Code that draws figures
----------

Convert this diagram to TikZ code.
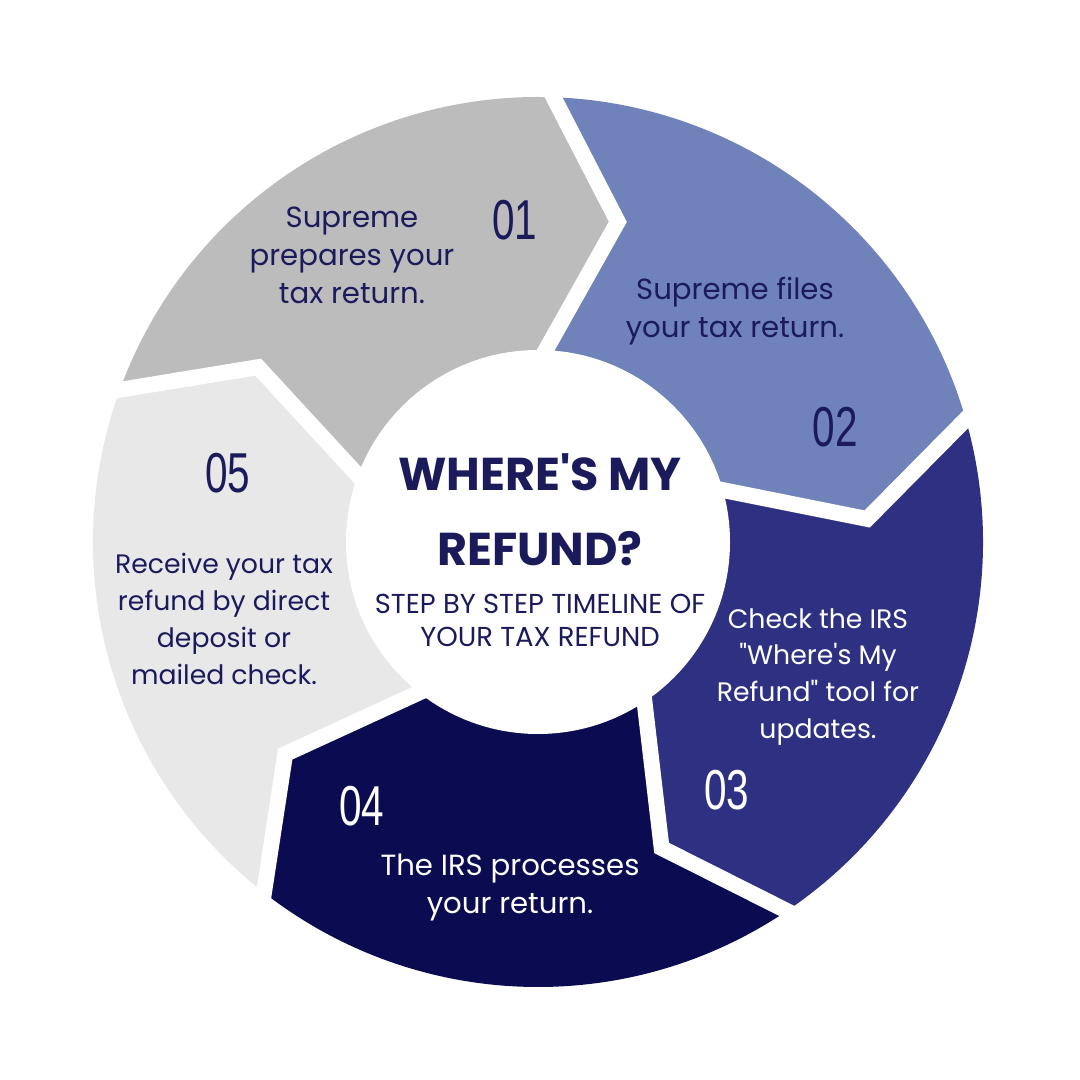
\documentclass[tikz,border=0pt]{standalone}
\usepackage{xcolor}
\usepackage{fontspec}
\setmainfont{Poppins}[Ligatures=TeXOff]
\newfontfamily\numfont[FakeStretch=0.72]{Liberation Sans}
\usetikzlibrary{calc}

\definecolor{greyseg}{HTML}{BCBCBC}
\definecolor{paleseg}{HTML}{E8E8E8}
\definecolor{skyseg}{HTML}{7082BA}
\definecolor{royalseg}{HTML}{2E3182}
\definecolor{navyseg}{HTML}{0B0B52}
\definecolor{inktext}{HTML}{1B1B5C}

\tikzset{
    steptext/.style={align=center, inner sep=0pt, text=inktext,
        font=\fontsize{8.3}{10.8}\selectfont},
    smalltext/.style={steptext, font=\fontsize{7.6}{10.5}\selectfont},
    stepnum/.style={inner sep=0pt, text=inktext,
        font=\numfont\fontsize{16}{16}\selectfont},
    gapline/.style={white, line width=4.5pt, line join=miter, miter limit=20},
}

\begin{document}
\begin{tikzpicture}
    \fill[white] (-5.38,-5.38) rectangle (5.42,5.42);
    \useasboundingbox (-5.38,-5.38) rectangle (5.42,5.42);
    % ring segments, clockwise from 01
    \foreach \a/\col in {160/greyseg, 88/skyseg, 16/royalseg, -56/navyseg, -128/paleseg}{
        \fill[\col] (\a:1.9) -- (\a-12:3.3) -- (\a:4.45)
            arc[start angle=\a, end angle=\a-72, radius=4.45]
            -- (\a-84:3.3) -- (\a-72:1.9)
            arc[start angle=\a-72, end angle=\a, radius=1.9] -- cycle;
    }
    % white chevrons between the segments
    \foreach \a in {160,88,16,-56,-128}
        \draw[gapline] ($(\a:1.9)!-0.2!(\a-12:3.3)$) -- (\a-12:3.3) -- ($(\a:4.45)!-0.2!(\a-12:3.3)$);
    \fill[white] (0,0) circle (1.92);

    \node[steptext] (txtA) at (-1.86,2.87) {Supreme\\prepares your\\tax return.};
    \node[stepnum] (numA) at (-0.23,3.22) {01};
    \node[steptext] (txtB) at (1.97,2.31) {Supreme files\\your tax return.};
    \node[stepnum] (numB) at (2.97,1.15) {02};
    \node[smalltext, text=white] (txtC) at (2.80,-1.35) {Check the IRS\\"Where's My\\Refund" tool for\\updates.};
    \node[stepnum, text=white] (numC) at (1.89,-2.48) {03};
    \node[steptext, text=white] (txtD) at (-0.28,-3.45) {The IRS processes\\your return.};
    \node[stepnum, text=white] (numD) at (-1.76,-2.64) {04};
    \node[smalltext] (txtE) at (-3.14,-0.77) {Receive your tax\\refund by direct\\deposit or\\mailed check.};
    \node[stepnum] (numE) at (-3.10,0.69) {05};

    % centre title
    \node[align=center, inner sep=0pt, text=inktext, font=\bfseries\fontsize{13.1}{21.3}\selectfont]
        (title) at (0.02,0.32) {WHERE'S MY\\REFUND?};
    \node[align=center, inner sep=0pt, text=inktext, font=\fontsize{7.8}{9.4}\selectfont]
        (subtitle) at (0.02,-0.78) {STEP BY STEP TIMELINE OF\\YOUR TAX REFUND};
\end{tikzpicture}
\end{document}
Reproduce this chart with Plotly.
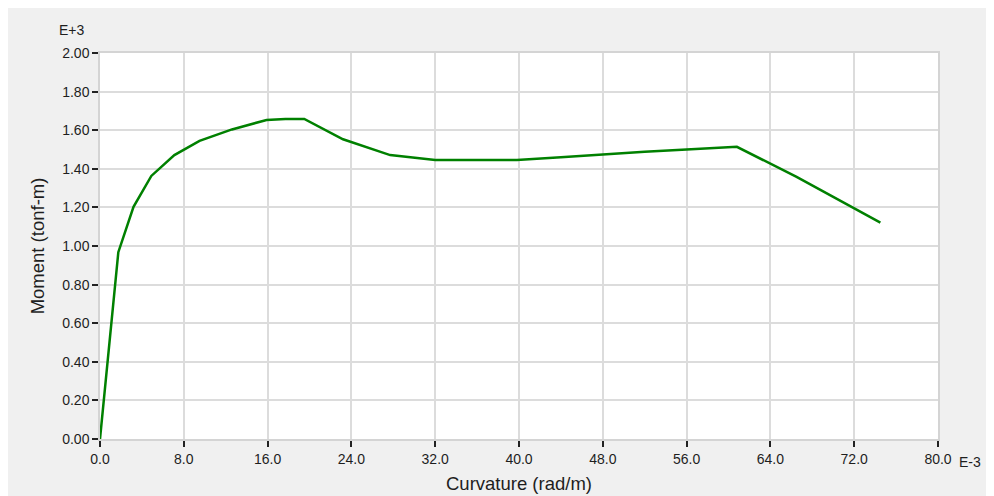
import plotly.graph_objects as go

# Curvature in units of 1e-3 rad/m, Moment in units of 1e+3 tonf-m
curvature = [0, 1.75, 3.2, 4.9, 7.1, 9.5, 12.6, 15.9, 17.7, 19.5, 23.2, 27.7,
             32.0, 39.8, 44.0, 48.0, 52.0, 56.0, 60.8, 66.5, 74.5]
moment = [0, 0.968, 1.203, 1.363, 1.471, 1.545, 1.604, 1.653, 1.658, 1.658, 1.553, 1.471,
          1.446, 1.446, 1.460, 1.475, 1.488, 1.500, 1.514, 1.358, 1.121]

x_ticks = [0, 8, 16, 24, 32, 40, 48, 56, 64, 72, 80]
y_ticks = [0, 0.2, 0.4, 0.6, 0.8, 1.0, 1.2, 1.4, 1.6, 1.8, 2.0]

font_family = "Liberation Sans, Arial, sans-serif"
text_color = "#1e1e1e"

L, T, PW, PH = 92, 45, 838, 386
W, H = 994, 496

fig = go.Figure()
fig.add_trace(go.Scatter(x=curvature, y=moment, mode="lines",
                         line=dict(color="#008000", width=2.5),
                         showlegend=False, hoverinfo="x+y"))

axis_common = dict(
    showgrid=True, gridcolor="#dcdcdc", gridwidth=1.5,
    showline=True, linecolor="#d4d4d4", linewidth=1.5, mirror=True,
    ticks="outside", ticklen=6, tickwidth=1.5, tickcolor="#222222",
    tickfont=dict(family=font_family, size=14, color=text_color),
    zeroline=False,
)

fig.update_layout(
    width=W, height=H,
    margin=dict(l=L, r=W - L - PW, t=T, b=H - T - PH),
    paper_bgcolor="#f0f0f0",
    plot_bgcolor="white",
    font=dict(family=font_family, size=14, color=text_color),
    xaxis=dict(range=[0, 80], tickvals=x_ticks,
               ticktext=[f"{v:.1f}" for v in x_ticks],
               title=dict(text="Curvature (rad/m)", font=dict(size=18.5, color=text_color), standoff=12),
               **axis_common),
    yaxis=dict(range=[0, 2.0], tickvals=y_ticks,
               ticktext=[f"{v:.2f}" for v in y_ticks],
               title=dict(text="Moment (tonf-m)", font=dict(size=18.5, color=text_color), standoff=13),
               **axis_common),
    annotations=[
        dict(text="E+3", xref="paper", yref="paper",
             x=(64 - L) / PW, y=(T + PH - 22) / PH,
             showarrow=False, xanchor="center", yanchor="middle",
             font=dict(size=14, color=text_color)),
        dict(text="E-3", xref="paper", yref="paper",
             x=(949 - L) / PW, y=(T + PH - 454) / PH,
             showarrow=False, xanchor="left", yanchor="middle",
             font=dict(size=14, color=text_color)),
    ],
)

fig.write_html("out.html")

----------

- Your instructions: Leave the pictures out and output the rest of the listing exactly.

- Expected answer:
Convert this diagram to TikZ code.
\documentclass[tikz,border=0pt]{standalone}
\usepackage{xcolor}
\usepackage{fontspec}
\setmainfont{Poppins}[Ligatures=TeXOff]
\newfontfamily\numfont[FakeStretch=0.72]{Liberation Sans}
\usetikzlibrary{calc}

\definecolor{greyseg}{HTML}{BCBCBC}
\definecolor{paleseg}{HTML}{E8E8E8}
\definecolor{skyseg}{HTML}{7082BA}
\definecolor{royalseg}{HTML}{2E3182}
\definecolor{navyseg}{HTML}{0B0B52}
\definecolor{inktext}{HTML}{1B1B5C}

\tikzset{
    steptext/.style={align=center, inner sep=0pt, text=inktext,
        font=\fontsize{8.3}{10.8}\selectfont},
    smalltext/.style={steptext, font=\fontsize{7.6}{10.5}\selectfont},
    stepnum/.style={inner sep=0pt, text=inktext,
        font=\numfont\fontsize{16}{16}\selectfont},
    gapline/.style={white, line width=4.5pt, line join=miter, miter limit=20},
}

\begin{document}
\begin{tikzpicture}
    \fill[white] (-5.38,-5.38) rectangle (5.42,5.42);
    \useasboundingbox (-5.38,-5.38) rectangle (5.42,5.42);
    % ring segments, clockwise from 01
    \foreach \a/\col in {160/greyseg, 88/skyseg, 16/royalseg, -56/navyseg, -128/paleseg}{
        \fill[\col] (\a:1.9) -- (\a-12:3.3) -- (\a:4.45)
            arc[start angle=\a, end angle=\a-72, radius=4.45]
            -- (\a-84:3.3) -- (\a-72:1.9)
            arc[start angle=\a-72, end angle=\a, radius=1.9] -- cycle;
    }
    % white chevrons between the segments
    \foreach \a in {160,88,16,-56,-128}
        \draw[gapline] ($(\a:1.9)!-0.2!(\a-12:3.3)$) -- (\a-12:3.3) -- ($(\a:4.45)!-0.2!(\a-12:3.3)$);
    \fill[white] (0,0) circle (1.92);

    \node[steptext] (txtA) at (-1.86,2.87) {Supreme\\prepares your\\tax return.};
    \node[stepnum] (numA) at (-0.23,3.22) {01};
    \node[steptext] (txtB) at (1.97,2.31) {Supreme files\\your tax return.};
    \node[stepnum] (numB) at (2.97,1.15) {02};
    \node[smalltext, text=white] (txtC) at (2.80,-1.35) {Check the IRS\\"Where's My\\Refund" tool for\\updates.};
    \node[stepnum, text=white] (numC) at (1.89,-2.48) {03};
    \node[steptext, text=white] (txtD) at (-0.28,-3.45) {The IRS processes\\your return.};
    \node[stepnum, text=white] (numD) at (-1.76,-2.64) {04};
    \node[smalltext] (txtE) at (-3.14,-0.77) {Receive your tax\\refund by direct\\deposit or\\mailed check.};
    \node[stepnum] (numE) at (-3.10,0.69) {05};

    % centre title
    \node[align=center, inner sep=0pt, text=inktext, font=\bfseries\fontsize{13.1}{21.3}\selectfont]
        (title) at (0.02,0.32) {WHERE'S MY\\REFUND?};
    \node[align=center, inner sep=0pt, text=inktext, font=\fontsize{7.8}{9.4}\selectfont]
        (subtitle) at (0.02,-0.78) {STEP BY STEP TIMELINE OF\\YOUR TAX REFUND};
\end{tikzpicture}
\end{document}
Reproduce this chart with Plotly.
import plotly.graph_objects as go

# Curvature in units of 1e-3 rad/m, Moment in units of 1e+3 tonf-m
curvature = [0, 1.75, 3.2, 4.9, 7.1, 9.5, 12.6, 15.9, 17.7, 19.5, 23.2, 27.7,
             32.0, 39.8, 44.0, 48.0, 52.0, 56.0, 60.8, 66.5, 74.5]
moment = [0, 0.968, 1.203, 1.363, 1.471, 1.545, 1.604, 1.653, 1.658, 1.658, 1.553, 1.471,
          1.446, 1.446, 1.460, 1.475, 1.488, 1.500, 1.514, 1.358, 1.121]

x_ticks = [0, 8, 16, 24, 32, 40, 48, 56, 64, 72, 80]
y_ticks = [0, 0.2, 0.4, 0.6, 0.8, 1.0, 1.2, 1.4, 1.6, 1.8, 2.0]

font_family = "Liberation Sans, Arial, sans-serif"
text_color = "#1e1e1e"

L, T, PW, PH = 92, 45, 838, 386
W, H = 994, 496

fig = go.Figure()
fig.add_trace(go.Scatter(x=curvature, y=moment, mode="lines",
                         line=dict(color="#008000", width=2.5),
                         showlegend=False, hoverinfo="x+y"))

axis_common = dict(
    showgrid=True, gridcolor="#dcdcdc", gridwidth=1.5,
    showline=True, linecolor="#d4d4d4", linewidth=1.5, mirror=True,
    ticks="outside", ticklen=6, tickwidth=1.5, tickcolor="#222222",
    tickfont=dict(family=font_family, size=14, color=text_color),
    zeroline=False,
)

fig.update_layout(
    width=W, height=H,
    margin=dict(l=L, r=W - L - PW, t=T, b=H - T - PH),
    paper_bgcolor="#f0f0f0",
    plot_bgcolor="white",
    font=dict(family=font_family, size=14, color=text_color),
    xaxis=dict(range=[0, 80], tickvals=x_ticks,
               ticktext=[f"{v:.1f}" for v in x_ticks],
               title=dict(text="Curvature (rad/m)", font=dict(size=18.5, color=text_color), standoff=12),
               **axis_common),
    yaxis=dict(range=[0, 2.0], tickvals=y_ticks,
               ticktext=[f"{v:.2f}" for v in y_ticks],
               title=dict(text="Moment (tonf-m)", font=dict(size=18.5, color=text_color), standoff=13),
               **axis_common),
    annotations=[
        dict(text="E+3", xref="paper", yref="paper",
             x=(64 - L) / PW, y=(T + PH - 22) / PH,
             showarrow=False, xanchor="center", yanchor="middle",
             font=dict(size=14, color=text_color)),
        dict(text="E-3", xref="paper", yref="paper",
             x=(949 - L) / PW, y=(T + PH - 454) / PH,
             showarrow=False, xanchor="left", yanchor="middle",
             font=dict(size=14, color=text_color)),
    ],
)

fig.write_html("out.html")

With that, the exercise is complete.